J’adore les mots, mais j’aime trop les livres pour en découper des morceaux. C’est ce que fait Céleste, l’héroïne du roman Mademoiselle Personne. Elle découpe dans les bouquins les mots qu’elle aime et les dépose dans une boîte à tabac qui appartenait à son papa.

«Ces mots-là n’étaient destinés à aucun usage ultérieur. Je les gardais là, simplement parce que je les trouvais beaux. Rien d’autre. Camomille. Giroflée. Méduse. Effluve. Nonchaloir. Tant d’autres. Soie. Rivière. Mousse. Sauvage. Oasis. Un mot, c’est plein de magie. »

Joli hein?

Ceux qui aiment la mer, la Gaspésie et les romans d’amour seront merveilleusement servis par Mademoiselle Personne, qui a remporté récemment le prix France-Québec. Cette déchirante histoire d’amour, celui de trois hommes pour la même femme, regorge de superbes descriptions de la mer et de poésie autour du « squall », cette tempête de vent que personne ne voit venir. Magnifique conte moderne, ce livre m’a fait penser à Évangéline, le chef d’œuvre de Longfellow; on y trouve la même poésie, le même romantisme fougueux et la même aura tragique.

J’en ai parlé samedi matin à ma chronique aux Divines Tentations, qu’on peut écouter ici.


Les Nombrils – Tome 4. Duel de belles. Delaf et Dubuc. 48 pages en couleurs. Éditions Dupuis.

J’ai ri. J’ai ri. J’ai ri. Elles sont belles et cruelles, égoïstes et manipulatrices. Elles se prennent pour le nombril du monde. Ce sont les deux ados chipies de la désopilante série Les Nombrils, véritable album à succès dans le monde du neuvième art.

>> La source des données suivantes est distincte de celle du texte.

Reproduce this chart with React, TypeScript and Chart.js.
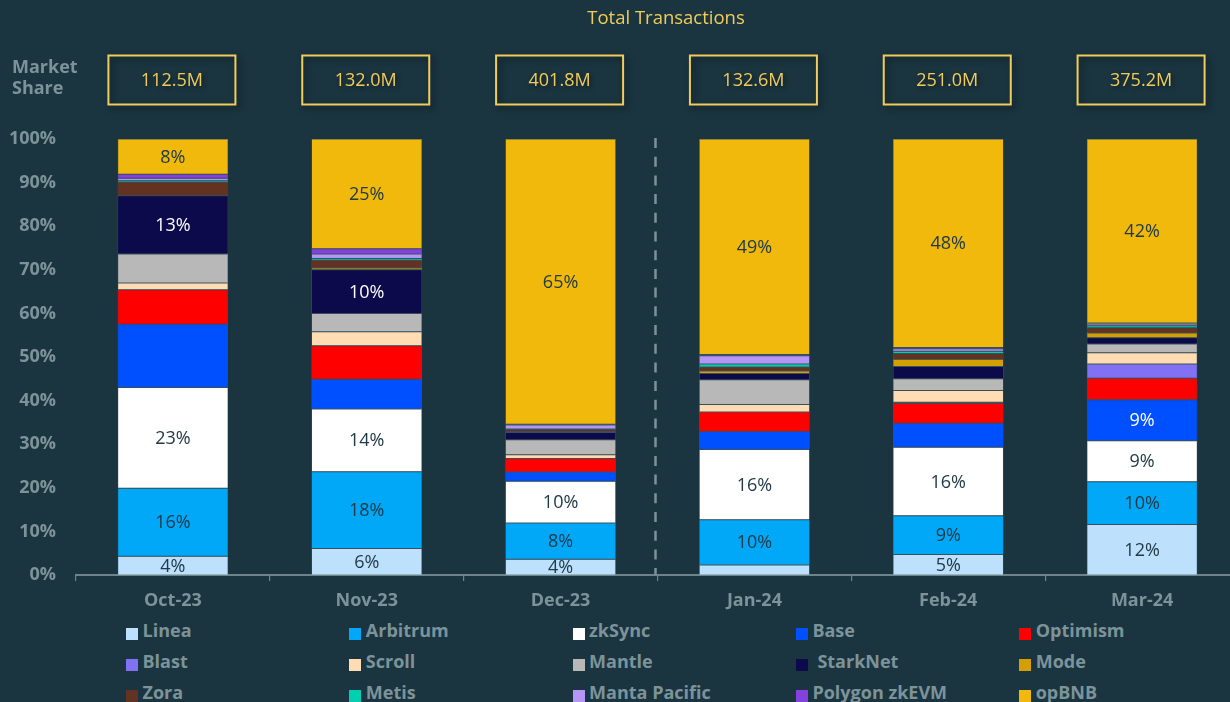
import React, { useEffect, useRef } from "react";
import { Chart, registerables } from "chart.js";

Chart.register(...registerables);

// ---------- data ----------
const months = ["Oct-23", "Nov-23", "Dec-23", "Jan-24", "Feb-24", "Mar-24"];
const totalTransactions = ["112.5M", "132.0M", "401.8M", "132.6M", "251.0M", "375.2M"];

const linea = [4.3, 6.1, 3.6, 2.3, 4.7, 11.6];
const arbitrum = [15.6, 17.6, 8.3, 10.4, 8.9, 9.8];
const zkSync = [23.1, 14.4, 9.6, 16.1, 15.7, 9.4];
const base = [14.5, 6.8, 2.1, 4.1, 5.5, 9.4];
const optimism = [7.9, 7.7, 3.1, 4.5, 4.6, 4.9];
const blast = [0, 0, 0, 0, 0.2, 3.3];
const scroll = [1.6, 3.2, 0.9, 1.7, 2.7, 2.6];
const mantle = [6.6, 4.2, 3.4, 5.7, 2.7, 2.0];
const starkNet = [13.4, 10.0, 1.7, 1.4, 2.8, 1.4];
const mode = [0, 0.4, 0.2, 0.6, 1.7, 1.1];
const zora = [3.1, 1.8, 0.5, 0.9, 1.3, 1.2];
const metis = [0.3, 0.4, 0.1, 0.7, 0.5, 0.45];
const mantaPacific = [0.6, 1.0, 0.9, 1.9, 0.6, 0.4];
const polygonZkEVM = [0.9, 1.2, 0.2, 0.3, 0.3, 0.25];
const opBNB = [8.1, 25.2, 65.4, 49.4, 47.8, 42.2];

const yTickValues = [0, 10, 20, 30, 40, 50, 60, 70, 80, 90, 100];

const seriesNames = [
  "Linea", "Arbitrum", "zkSync", "Base", "Optimism",
  "Blast", "Scroll", "Mantle", "StarkNet", "Mode",
  "Zora", "Metis", "Manta Pacific", "Polygon zkEVM", "opBNB",
];
const seriesValues = [
  linea, arbitrum, zkSync, base, optimism,
  blast, scroll, mantle, starkNet, mode,
  zora, metis, mantaPacific, polygonZkEVM, opBNB,
];
const seriesColors = [
  "#bde0fd", "#02a8f8", "#ffffff", "#0050ff", "#ff0000",
  "#8072f2", "#ffdcb3", "#b8b8b8", "#0c0a4b", "#d49f00",
  "#633221", "#00d0b2", "#b595f6", "#8540e0", "#f0b90b",
];
// which month indices carry a value label, per series
const labelledIndices: Record<string, number[]> = {
  Linea: [0, 1, 2, 4, 5],
  Arbitrum: [0, 1, 2, 3, 4, 5],
  zkSync: [0, 1, 2, 3, 4, 5],
  Base: [5],
  StarkNet: [0, 1],
  opBNB: [0, 1, 2, 3, 4, 5],
};
const whiteLabelSeries = ["Base", "StarkNet"];

// ---------- style ----------
const BG = "#1a3540";
const GREY = "#7d939a";
const YELLOW = "#f2cc5a";
const FONT = "'Open Sans', 'Noto Sans', sans-serif";

const valueLabelsPlugin = {
  id: "valueLabels",
  afterDatasetsDraw(chart: any) {
    const ctx = chart.ctx;
    ctx.save();
    ctx.font = `18px ${FONT}`;
    ctx.textAlign = "center";
    ctx.textBaseline = "middle";
    chart.data.datasets.forEach((ds: any, di: number) => {
      const idxs = labelledIndices[ds.label];
      if (!idxs) return;
      const meta = chart.getDatasetMeta(di);
      idxs.forEach((i) => {
        const el = meta.data[i];
        if (!el) return;
        const { x, y, base } = el.getProps(["x", "y", "base"], true);
        ctx.fillStyle = whiteLabelSeries.includes(ds.label) ? "#ffffff" : "#213a46";
        ctx.fillText(Math.round(ds.data[i]) + "%", x, (y + base) / 2 + 1);
      });
    });
    ctx.restore();
  },
};

const headerPlugin = {
  id: "headerBoxes",
  afterDraw(chart: any) {
    const ctx = chart.ctx;
    const xs = chart.scales.x;
    ctx.save();
    totalTransactions.forEach((t, i) => {
      const cx = xs.getPixelForValue(i) - 1;
      const w = 127;
      const h = 49;
      const top = 55.5;
      ctx.save();
      ctx.shadowColor = "rgba(0,0,0,0.55)";
      ctx.shadowBlur = 6;
      ctx.shadowOffsetX = 3;
      ctx.shadowOffsetY = 3;
      ctx.strokeStyle = YELLOW;
      ctx.lineWidth = 2;
      ctx.strokeRect(cx - w / 2, top, w, h);
      ctx.restore();
      ctx.save();
      ctx.shadowColor = "rgba(0,0,0,0.5)";
      ctx.shadowBlur = 4;
      ctx.shadowOffsetX = 2;
      ctx.shadowOffsetY = 2;
      ctx.fillStyle = YELLOW;
      ctx.font = `18px ${FONT}`;
      ctx.textAlign = "center";
      ctx.textBaseline = "middle";
      ctx.fillText(t, cx, top + h / 2 + 1);
      ctx.restore();
    });
    // dashed separator between 2023 and 2024
    const sepX = (xs.getPixelForValue(2) + xs.getPixelForValue(3)) / 2 - 2;
    const area = chart.chartArea;
    ctx.strokeStyle = "#7d9197";
    ctx.lineWidth = 2.5;
    ctx.setLineDash([10, 8.7]);
    ctx.beginPath();
    ctx.moveTo(sepX, area.top - 1);
    ctx.lineTo(sepX, area.bottom);
    ctx.stroke();
    ctx.restore();
  },
};

export default function App() {
  const canvasRef = useRef<HTMLCanvasElement | null>(null);

  useEffect(() => {
    if (!canvasRef.current) return;
    const chart = new Chart(canvasRef.current, {
      type: "bar",
      data: {
        labels: months,
        datasets: seriesNames.map((name, i) => ({
          label: name,
          data: seriesValues[i],
          backgroundColor: seriesColors[i],
          borderColor: "rgba(120,140,150,0.7)",
          borderWidth: 0.5,
          borderSkipped: false,
          barPercentage: 0.57,
          categoryPercentage: 1,
        })),
      },
      options: {
        responsive: false,
        animation: false,
        devicePixelRatio: 1,
        layout: { padding: { top: 139, right: 3, left: 0, bottom: 0 } },
        plugins: {
          legend: { display: false },
          tooltip: { enabled: false },
          title: { display: false },
        },
        scales: {
          x: {
            stacked: true,
            offset: true,
            border: { display: true, color: "#6e848b", width: 2 },
            grid: {
              display: true,
              drawOnChartArea: false,
              drawTicks: true,
              tickLength: 6,
              color: "#6e848b",
              lineWidth: 1.2,
              offset: true,
            },
            ticks: {
              color: GREY,
              font: { family: FONT, size: 18, weight: "bold" },
              padding: 9,
            },
            afterFit: (s: any) => {
              s.height = 37;
            },
          },
          y: {
            stacked: true,
            min: 0,
            max: 100,
            afterBuildTicks: (s: any) => {
              s.ticks = yTickValues.map((v) => ({ value: v }));
            },
            ticks: {
              color: GREY,
              font: { family: FONT, size: 18, weight: "bold" },
              padding: 20,
              callback: (v: any) => v + "%",
            },
            grid: { display: false, drawTicks: false },
            border: { display: false },
            afterFit: (s: any) => {
              s.width = 76;
            },
          },
        },
      },
      plugins: [valueLabelsPlugin, headerPlugin],
    });
    return () => chart.destroy();
  }, []);

  const legendCol = (i: number) => 126 + (i % 5) * 223.3;
  const legendRow = (i: number) => 628.3 + Math.floor(i / 5) * 31;

  return (
    <div
      style={{
        position: "fixed",
        left: 0,
        top: 0,
        width: 1230,
        height: 702,
        background: BG,
        overflow: "hidden",
        fontFamily: FONT,
      }}
    >
      <canvas
        ref={canvasRef}
        width={1242}
        height={612}
        style={{ position: "absolute", left: 0, top: 0, width: 1242, height: 612, display: "block" }}
      />
      <div
        style={{
          position: "absolute",
          left: 566,
          width: 200,
          top: 5,
          lineHeight: "24px",
          fontSize: 18.5,
          color: YELLOW,
          textAlign: "center",
          whiteSpace: "nowrap",
        }}
      >
        Total Transactions
      </div>
      <div
        style={{
          position: "absolute",
          left: 12,
          top: 56,
          lineHeight: "21px",
          fontSize: 18,
          fontWeight: 700,
          color: GREY,
        }}
      >
        Market
        <br />
        Share
      </div>
      {seriesNames.map((name, i) => (
        <React.Fragment key={name}>
          <div
            style={{
              position: "absolute",
              left: legendCol(i),
              top: legendRow(i),
              width: 12,
              height: 12,
              background: seriesColors[i],
            }}
          />
          <div
            style={{
              position: "absolute",
              left: legendCol(i) + 16.5 + (name === "StarkNet" ? 5 : 0),
              top: legendRow(i) - 10,
              lineHeight: "24px",
              fontSize: 18,
              fontWeight: 700,
              color: GREY,
              whiteSpace: "nowrap",
            }}
          >
            {name}
          </div>
        </React.Fragment>
      ))}
    </div>
  );
}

Dans ce quatrième tome, les deux Nombrils ont gardé leur même souffre-douleur, Karine, naïve et bonasse. Cette fois, on se demande si la grande échalotte aura assez de courage pour se transformer de perdante en gagnante? Le scénario intelligent de Maryse Dubuc nous promène constamment entre l’odieux et le comique. Elle a un formidable sens du découpage et du punch, bien complété par le dessin tout en mouvement et remplis de détails rigolos de son conjoint Marc Delafontaine.


Et que le vaste monde poursuive sa course folle, Colum McCann. Belfond. 448 pages.

J’ai lu tous les livres de Colum McCann et jamais je n’ai été déçue. Et même quand j’en commence un nouveau, je n’ai jamais peur d’être déçue. C’est dire toute la confiance que j’ai dans le talent de cet auteur irlandais.

En août 1974, un équilibriste nommé Philippe Petit réalise un exploit incroyable, complètement fou : il marche en équilibre sur un fil tendu entre les deux plus hautes tours du monde, les tours jumelles du World Trade Center encore tout neuf. C'est son histoire que McCann nous raconte, mais aussi celle de gens qui ont été témoins de son exploit.

Dans ce roman qui s’apparente à une mosaïque, les histoires de chacun semblent séparées, mais petit à petit, l’auteur tisse des liens entre ses personnages… En gardant la même métaphore tout au long du roman: le funambule sur son fil qui se balance au-dessus du vide et ses autres personnages, eux aussi en équilibre précaire, toujours au bord du gouffre…

Colum McCann est à la fois un littéraire et un conteur, son style se faisant aussi accrocheur que son histoire, qui dégage une charge émotive puissante. C’est tellement prenant qu’on a envie de grimper dans le livre pour aller rejoindre ces personnages.

À la fin du roman, l’auteur a ce mot qui m’a grandement rassurée: «La littérature nous rappelle que toute la vie n'est pas déjà écrite : il reste tant d'histoires à raconter. »


Passeport rouge, Suzanne Gagnon, Éditions David. 336 pages.

Ce roman qui nous transporte dans l’Algérie de la fin des années 1970 raconte l’expérience d’une femme de diplomate. L’auteur y aborde avec finesse et sensibilité un sujet d’actualité: l’oppression des femmes dans les pays musulmans. On y trouve donc un portrait prenant du contexte politique et social de l’Algérie de l’époque, ainsi qu’une description éloquente de la vie d’épouse de diplomate.